Sa femme, ses deux enfants et lui vivent « correctement sans plus » dans un pavillon similaire à tout ceux de sa rue, à St Jean de la Ruelle, banlieue orléanaise.

Nous sommes le 2 juin 2011.
Joseph sort sa voiture du garage, Il est 7H49 au tableau de bord.

Pour se rendre à son bureu, au centre ville, il quitte le chemin vicinal qui l'emmène à un rond-point, pour rejoindre la Nationale.

Deux policiers contemplent la ronde des voitures qui s'entrecroisent pour pénètrer le rond-point.

Joseph s'engage à son tour, lorsqu'un des « képis » lui fait signe de s'arrêter. Joseph s'exécute, vérifie qu'il ne gêne personne garé ainsi sur un des bas-côtés, ouvre la vitre de sa portière et salue poliment l'agent.

- « Contrôle de la police Frannnnnçaise ! » clame le policier en accentuant longuement, à la De Gaule, le mot « française »

Du tac au tac, Joseph réponds sur un ton identique :

- « Joseph Magdebourg, citoyen frannnnçais ! »

Le policier se redresse d'un air furieux et demande d'un ton sec :

- « Carte d'Identité, papiers du véhicule et permis de conduire ! »

Tranquillement, Joseph extrait de son portefeuille, les 3 documents demandés. Le policier les lui arrache presque des mains et les tends à son jeune collègue toujours planté derrière lui.

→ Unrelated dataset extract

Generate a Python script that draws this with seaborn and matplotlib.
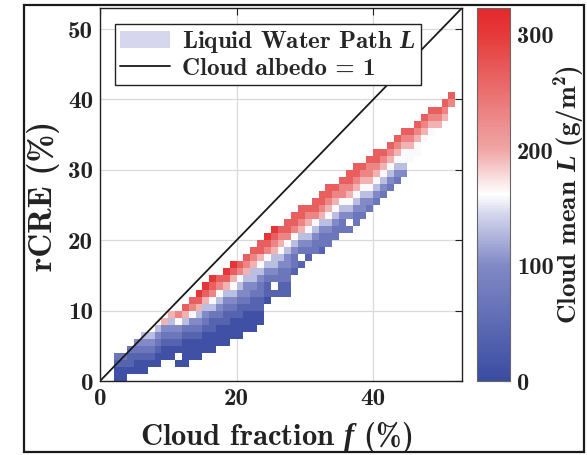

- « Vérifie-moi tout ça ! »

Il fait le tour de la voiture sans quitter Joseph des yeux, lançant de temps à autres des regards méprisants sur la vieille Clio rouge.

- Où allez-vous, là ?

- Au bureau... répond Joseph

- Ah oui, si tôt ? Et où ça ?

Durant une fraction de seconde, Joseph est tenté de répondre que "où ça" c'est là, à Orléans ; mais il se "calme intérieurement" comme il le raconte, et avec un air serein, rétorque au policier :

- Je travaille à l'Insee

- Ah bon...., comme ça vous travaillez à l'Insee, répond le policier crispé.

Joseph ré-ouvre calmement son portefeuille et sort sa carte de fonctionnaire, parée du bandeau bleu blanc rouge, et tout en répondant « oui monsieur l'agent », la présente au représentant de l'ordre.

Le policier change de visage, se redresse, et sans un mot étudie longuement la carte tendue par joseph, puis va rejoindre son jeune collègue dans la fourgonnette.

Il est 8h11, désormais.

Joseph attend.

Il pense qu'il sera en retard, que Bernard, son nouveau patron ne manquera pas de le lui faire remarquer, que le programme informatique sur lequel il travaille depuis maintenant 4 mois, prendra encore « un certain retard » ; que la réunion syndicale sur le déménagement de l'Insee à Strasbourg va lui « bouffer » l'autre moitié de la journée...

Mais il attend, patiemment, et sans colère le retour des « policiers français »

Les deux flics reviennent, rendent à Joseph ses documents, et lui signale, d'un ton ironique, que les feux clignotants sont faits « pour être utilisés ». Joseph comprend à demi-mot qu'ils n'ont rien trouvé à lui reprocher et qu'il peut repartir.

Fier et souriant, il arrive à 8H30 dans sonbureau. Bernard est trés en retard. La réunion est reportée à vendredi.Confortablement installé dans son fauteuil de bureau. Joseph regarde le ciel. avec un sourrire en coin.

"Jusque là, tout va bien …." pense-t-il en souriant.